Ben: Biz değil oğlum sadece baban ve deden. Ancak ecelleriyle değil. Bildiğin aile içi cinayete kurban gidecekler!!!
XXX

Ben: Kim arayan?
Annem: Zerrin yengen. Geçenlerde onlardaydık, birden içerden paldır küldür sesler geldi. Ben cin dedim. Apartmanın kalorifer borusu patlamış meğer, onu haber veriyor.
Ben: …..
Annem: Bence cin. Ama bir daha gitmeye korkmayalım diye kalorifer borusu diye atıyor.
Ben: …..
XXX

Ben: Atahan bir sınav sistemi var. TUDEM diye bir şey. Buna tüm okullardan isteyen çocuklar katılabiliyor. Sen de denemek ister misin?
Atahan: Neyi sınıycaz anne? Senin verdiğin kararların doğru olup olmadığını mı? Öğretmenlerimin öğretme yeteneklerini mi? Benim zekamı mı?
Ben: …….
XXX

Ben: Baba maya takvimi tutmadı eheheh
Babam: Ne tutcaktı zaten! Millet gerizekalı elin sarhoşunun lafıyla oraya buraya toplanıp kıyamet bekliyolar!
Ben: Hangi elin sarhoşu?
Babam: Mayalar! Yok astronomide şölelermiş, yok “ceyometride” böylelermiş… Bırak Allahını seversen! Herifler suyu bile sade içmeyip mısırla mayalıyolarmış! Hepsi sürekli kelle!

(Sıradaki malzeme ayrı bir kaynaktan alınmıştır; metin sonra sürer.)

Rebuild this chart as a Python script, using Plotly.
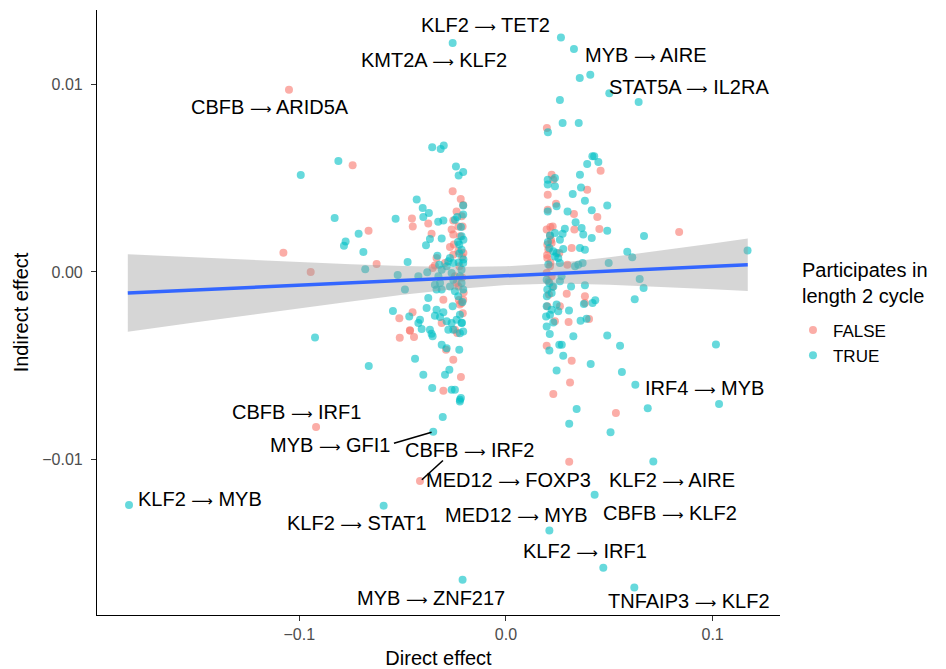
import plotly.graph_objects as go

# ---------------- data ----------------
false_x = [-0.105, -0.0742, -0.0455, -0.0665, -0.1077, -0.0626, -0.0945, -0.0516, -0.0464, -0.0514,
           -0.0919, -0.0416, 0.0306, 0.0532, 0.0838, -0.0258, -0.0219, -0.0207, -0.0451, -0.0376,
           -0.0255, -0.0214, 0.0221, 0.0229, 0.0202, 0.0202, 0.0242, 0.0458, 0.0393, 0.0329,
           0.0442, 0.0198, -0.0239, -0.023, -0.021, -0.036, -0.0263, -0.0255, -0.0271, -0.0252,
           -0.023, -0.0255, -0.0206, -0.0336, -0.0344, -0.0355, -0.0295, -0.0247, -0.023, -0.0215,
           -0.0223, -0.0207, -0.0239, -0.0303, -0.0452, -0.0465, -0.0445, -0.0311, -0.0236, -0.0247,
           -0.029, -0.0255, -0.0218, -0.0303, 0.0452, 0.0331, 0.0197, 0.0213, 0.0226, 0.02,
           0.0221, 0.0318, 0.02, 0.0213, 0.0197, 0.0221, 0.0258, 0.0297, 0.0294, 0.0382,
           0.0382, 0.02, 0.0261, 0.0237, 0.0303, 0.0402, 0.0197, 0.0318, 0.031, 0.0229,
           0.0205, 0.0215, 0.0225, 0.0208, 0.0218, -0.0212, -0.0225, -0.0205,
           -0.0222, -0.0212, -0.0228, -0.0209, 0.0199, 0.0206, 0.0215]
false_y = [0.00972, 0.00569, 0.00285, 0.0022, 0.00103, 0.00043, 0.0, -0.00247, -0.00313, -0.0035,
           -0.00827, -0.01115, -0.01012, -0.00752, 0.00213, 0.0043, 0.00389, 0.00357, 0.00243, 0.00258,
           0.00275, 0.00297, 0.00519, 0.00492, 0.00412, 0.00332, 0.00364, 0.0054, 0.00439, 0.00309,
           0.00293, 0.00768, 0.00323, 0.00243, 0.00243, 0.00204, 0.00226, 0.0020, 0.00133, 0.00146,
           0.0011, 0.00092, 0.00101, 0.00075, 0.00034, 0.00021, 0.00048, -0.00023, -0.00077, -0.00165,
           -0.00174, -0.00148, -0.00059, -0.00148, -0.00215, -0.0031, -0.00347, -0.00272, -0.00325, -0.00308,
           -0.00414, -0.00468, -0.0056, -0.00633, 0.00229, 0.00226, 0.00226, 0.00194, 0.00243, 0.00146,
           0.00155, 0.00128, 0.00074, 0.0003, -0.00005, -0.00023, 0.00101, 0.00039, -0.00116, -0.0013,
           -0.00166, -0.00183, -0.00183, -0.00263, -0.00267, -0.0025, -0.00393, -0.00473, -0.00589, -0.00651,
           0.0012, 0.0005, -0.0008, -0.0012, 0.0017, -0.0003, 0.0003, -0.0011,
           0.0019, 0.0008, -0.0015, -0.0022, 0.0009, -0.0005, 0.0024]

true_x = [-0.0811, -0.0993, -0.0829, -0.0534, -0.0713, -0.0776, -0.0784, -0.069, -0.0476, -0.0681,
          -0.0524, -0.0489, -0.0547, -0.0468, -0.0924, -0.0664, -0.0352, -0.1824, -0.0592, -0.021,
          -0.0223, -0.0306, 0.0342, 0.0306, 0.0506, 0.0686, 0.1031, 0.0713, 0.0429, 0.021,
          0.0471, 0.0621, 0.0668, 0.0587, 0.0611, 0.1169, 0.0647, 0.0666, 0.0623, 0.1016,
          0.0552, 0.0561, 0.0626, -0.0258, 0.0266, 0.0329, 0.0357, 0.0408, 0.05, 0.0642,
          0.0261, 0.0274, 0.0352, 0.0203, -0.0357, -0.0316, -0.0301, -0.0242, -0.0207, -0.0229,
          -0.0432, -0.0403, -0.04, -0.0373, -0.0328, -0.0303, -0.0247, -0.0236, -0.0207, -0.0207,
          0.0202, 0.0202, 0.0237, 0.0237, 0.0202, 0.0245, 0.0323, 0.0358, 0.0393, 0.0418,
          0.0427, 0.0447, 0.0363, 0.0382, 0.049, 0.0298, 0.0415, 0.0337, -0.0368, -0.0387,
          -0.0311, -0.0215, -0.0206, -0.0226, -0.0215, -0.0226, -0.0206, -0.0332, -0.0271, -0.0279,
          -0.0255, -0.0323, -0.0311, -0.0327, -0.0319, -0.0311, -0.0424, -0.0381, -0.0287, -0.0263,
          -0.0255, -0.0271, -0.0247, -0.0231, -0.0215, -0.0207, -0.0215, -0.0207, -0.0223, -0.0344,
          -0.0336, -0.0376, -0.0384, -0.0336, -0.0303, -0.0344, -0.0319, -0.0416, -0.0424, -0.0408,
          -0.0368, -0.0355, -0.036, -0.0311, -0.0287, -0.0287, -0.0263, -0.0255, -0.0223, -0.0258,
          -0.0215, -0.0207, -0.0239, -0.0279, -0.0223, -0.0226, -0.044, -0.04, -0.0295, -0.0274,
          -0.0357, -0.0263, -0.0247, -0.0223, -0.0218, 0.049, 0.0366, 0.0374, 0.0415, 0.0285,
          0.0274, 0.0261, 0.0213, 0.0237, 0.021, 0.0229, 0.0277, 0.0245, 0.0253, 0.0261,
          0.0237, 0.0358, 0.0382, 0.0334, 0.035, 0.0371, 0.0269, 0.0497, 0.0197, 0.021,
          0.0229, 0.0221, 0.02, 0.0261, 0.0315, 0.0382, 0.0377, 0.0419, 0.0432, 0.0197,
          0.0221, 0.0245, 0.0253, 0.0213, 0.0194, 0.0229, 0.0197, 0.0305, 0.0361, 0.039,
          0.0326, 0.049, 0.021, 0.0258, 0.027, 0.0277, 0.041, 0.0245,
          -0.0218, -0.0211, -0.0229, -0.0213, -0.0232, 0.0203, 0.0198, 0.0212, 0.0205]
true_y = [0.00592, 0.00517, 0.00288, 0.00284, 0.00204, 0.00162, 0.0014, 0.00107, 0.00053, 0.00014,
          -0.00016, -0.00093, -0.00208, -0.00237, -0.00349, -0.00501, -0.00852, -0.01243, -0.01246, -0.01641,
          -0.0069, -0.00773, -0.00731, -0.00809, -0.00855, -0.00727, -0.00704, -0.0101, -0.01188, -0.01378,
          -0.01577, -0.01682, 0.00192, 0.00108, 0.00078, 0.00115, -0.00037, -0.00085, -0.00146, -0.00386,
          -0.00393, -0.00533, -0.00601, 0.01221, 0.01251, 0.01189, 0.01035, 0.01052, 0.00953, 0.00907,
          0.00917, 0.00795, 0.00795, 0.00745, 0.00665, 0.00656, 0.00675, 0.00562, 0.00533, 0.00514,
          0.00386, 0.00341, 0.00293, 0.00315, 0.00268, 0.00275, 0.00279, 0.00293, 0.00306, 0.00354,
          0.00492, 0.00466, 0.00501, 0.00457, 0.00323, 0.0035, 0.00416, 0.00519, 0.00576, 0.00617,
          0.00617, 0.00587, 0.00451, 0.0038, 0.00355, 0.00323, 0.00329, 0.00265, 0.00176, 0.00142,
          0.00178, 0.0019, 0.00172, 0.00146, 0.00119, 0.00098, 0.00066, 0.00087, 0.00075, 0.00057,
          0.00048, 0.00039, 0.00012, -0.00023, -0.00059, -0.00094, -0.00023, -0.00002, 0.0003, -0.00005,
          -0.00041, -0.00077, -0.00103, -0.0013, -0.00059, -0.00094, 0.00012, 0.00048, -0.00023, -0.00068,
          -0.00094, -0.00139, -0.00192, -0.00201, -0.00215, -0.00233, -0.0024, -0.00254, -0.00272, -0.00304,
          -0.00308, -0.00343, -0.00329, -0.00388, -0.00406, -0.00263, -0.00272, -0.00308, -0.00228, -0.00183,
          -0.00272, -0.00317, -0.00254, -0.00308, -0.00326, -0.00414, -0.00462, -0.00548, -0.00548, -0.00521,
          -0.00619, -0.00628, -0.00628, -0.00681, -0.00672, 0.0022, 0.00235, 0.002, 0.00181, 0.0023,
          0.00204, 0.00172, 0.00194, 0.00208, 0.00128, 0.0011, 0.00123, 0.00101, 0.00074, 0.00048,
          0.00083, 0.00128, 0.00119, 0.0003, 0.00039, 0.00048, -0.00023, 0.00048, -0.00041, -0.00059,
          -0.00077, -0.00112, -0.00094, -0.0005, -0.00077, -0.00071, -0.00171, -0.00166, -0.00151, -0.00183,
          -0.00201, -0.00174, -0.0021, -0.00228, -0.00237, -0.00269, -0.0029, -0.00205, -0.0026, -0.00249,
          -0.00343, -0.00338, -0.00418, -0.00388, -0.00388, -0.00446, -0.00491, -0.00525,
          0.0024, -0.0016, 0.0005, -0.0027, 0.0016, 0.0016, -0.0013, -0.0033, 0.0004]

# linear fit with 95% confidence band
fit_x = [-0.183, -0.15, -0.125, -0.1, -0.075, -0.05, -0.025, 0.0, 0.025, 0.05, 0.075, 0.1, 0.117]
fit_y = [-0.00112, -0.00095, -0.00083, -0.0007, -0.00058, -0.00045, -0.00033, -0.0002, -0.00007,
         0.00005, 0.00018, 0.0003, 0.00039]
fit_lo = [-0.00319, -0.00268, -0.00231, -0.00193, -0.00157, -0.00122, -0.00092, -0.0007, -0.00062,
          -0.00068, -0.00078, -0.00092, -0.00101]
fit_hi = [0.00095, 0.00078, 0.00065, 0.00053, 0.00041, 0.00032, 0.00026, 0.0003, 0.00048,
          0.00078, 0.00114, 0.00152, 0.00179]

label_text = ["KLF2 → TET2", "KMT2A → KLF2", "MYB → AIRE", "STAT5A → IL2RA", "CBFB → ARID5A",
              "IRF4 → MYB", "CBFB → IRF1", "MYB → GFI1", "CBFB → IRF2", "MED12 → FOXP3",
              "KLF2 → AIRE", "CBFB → KLF2", "MED12 → MYB", "KLF2 → IRF1", "TNFAIP3 → KLF2",
              "MYB → ZNF217", "KLF2 → MYB", "KLF2 → STAT1"]

x_ticks = [-0.1, 0.0, 0.1]
x_ticktext = ["−0.1", "0.0", "0.1"]
y_ticks = [-0.01, 0.0, 0.01]
y_ticktext = ["−0.01", "0.00", "0.01"]

# ---------------- layout helpers (positions of the repelled labels) ----------------
label_pos = [(-0.0097, 0.01319), (-0.0348, 0.01132), (0.0677, 0.01159), (0.0885, 0.00988),
             (-0.1142, 0.00881), (0.0963, -0.00617), (-0.1014, -0.00745), (-0.0851, -0.00921),
             (-0.0177, -0.00948), (0.0010, -0.01108), (0.0803, -0.01108), (0.0793, -0.01284),
             (0.0051, -0.01294), (0.0382, -0.01486), (0.0885, -0.01753), (-0.0363, -0.01737),
             (-0.1480, -0.01209), (-0.0721, -0.01337)]
segments = [(-0.0542, -0.00913, -0.0360, -0.00854), (-0.0407, -0.01108, -0.0305, -0.01005)]

FONT = "Liberation Sans, Arial, Helvetica, sans-serif"
PINK = "#F8766D"
CYAN = "#00BFC4"
ARROW = '<span style="font-family:DejaVu Sans;font-size:15px">⟶</span>'

fig = go.Figure()
fig.add_trace(go.Scatter(x=false_x, y=false_y, mode="markers", name="FALSE",
                         marker=dict(color=PINK, size=8, opacity=0.6, line=dict(width=0))))
fig.add_trace(go.Scatter(x=true_x, y=true_y, mode="markers", name="TRUE",
                         marker=dict(color=CYAN, size=8, opacity=0.6, line=dict(width=0))))
fig.add_trace(go.Scatter(x=fit_x + fit_x[::-1], y=fit_hi + fit_lo[::-1], mode="lines",
                         fill="toself", fillcolor="rgba(153,153,153,0.4)", line=dict(width=0),
                         hoverinfo="skip", showlegend=False))
fig.add_trace(go.Scatter(x=fit_x, y=fit_y, mode="lines", line=dict(color="#3366FF", width=3.5),
                         showlegend=False))

annotations = []
for t, (ax_, ay_) in zip(label_text, label_pos):
    annotations.append(dict(x=ax_, y=ay_, xref="x", yref="y", text=t.replace("→", ARROW),
                            showarrow=False,
                            font=dict(family=FONT, size=20, color="black"),
                            xanchor="center", yanchor="middle"))
# legend title as a free annotation
annotations.append(dict(x=1.0293, y=0.592, xref="paper", yref="paper", xanchor="left", yanchor="top",
                        align="left", showarrow=False,
                        text="Participates in<br>length 2 cycle",
                        font=dict(family=FONT, size=20, color="black")))
shapes = [dict(type="line", xref="x", yref="y", x0=a, y0=b, x1=c, y1=d,
               line=dict(color="black", width=1.6)) for a, b, c, d in segments]

# the page body adds an 8px offset; compensate in figure size / margins
fig.update_layout(
    width=938, height=661,
    margin=dict(l=89, r=166, t=2, b=54),
    plot_bgcolor="white", paper_bgcolor="white",
    font=dict(family=FONT, size=16, color="black"),
    annotations=annotations, shapes=shapes,
    legend=dict(x=1.019, y=0.5, xanchor="left", yanchor="top",
                font=dict(size=17, family=FONT), itemsizing="trace", tracegroupgap=0),
    showlegend=True,
)
fig.update_xaxes(range=[-0.1979, 0.1326], tickvals=x_ticks, ticktext=x_ticktext,
                 showline=True, linecolor="black", linewidth=1.2, ticks="outside", ticklen=5,
                 tickcolor="#333333", tickwidth=1.2, showgrid=False, zeroline=False,
                 tickfont=dict(size=16, color="#4D4D4D", family=FONT),
                 title=dict(text="Direct effect", font=dict(size=20, family=FONT), standoff=8),
                 automargin=False)
fig.update_yaxes(range=[-0.01829, 0.01397], tickvals=y_ticks, ticktext=y_ticktext,
                 showline=True, linecolor="black", linewidth=1.2, ticks="outside", ticklen=5,
                 tickcolor="#333333", tickwidth=1.2, showgrid=False, zeroline=False,
                 ticklabelstandoff=5,
                 tickfont=dict(size=16, color="#4D4D4D", family=FONT),
                 title=dict(text="Indirect effect", font=dict(size=20, family=FONT), standoff=8),
                 automargin=False)

fig.write_html("out.html")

Ondan sonra çek kafayı çek kafayı “valla baba bence insanlık şu tarihte biter” bizim damadın sarhoş hali gibi bişi işte… Aynı mantık! Bizim damat da “ceyometride” iyi ama kafa sadece olumsuzluğa çalışıyo! Ciddiye almamak lazım hehehehe
Ben: Ahahahahahahaaaa Sarhan babam sana geçirdi!
Sarhan: Baba Mayalarda vücut süslemesi de çok önemliymiş. Komutanlar vücutlarında yaralar açtırıp süsleme yaptırıyomuş. Ben de yapsam mı?
Babam: Valla “Tanrılara” da gönülleri olsun diye kurban falan veriyolarmış. Benim toruna elleşmediğin müddetçe bana uyar… Ama Mehtap’ı bir kuyuya atmayı falan düşünebilirsin … Bunu anlayışla karşılarım.
Ben: …..
XXX

Ben: Anne? İçerden gelen ses ne? ….. Ehehehe cin olmasın?
Annem: İyyyy! Cahil cahil konuşma! Hiç yakışıyor mu sana!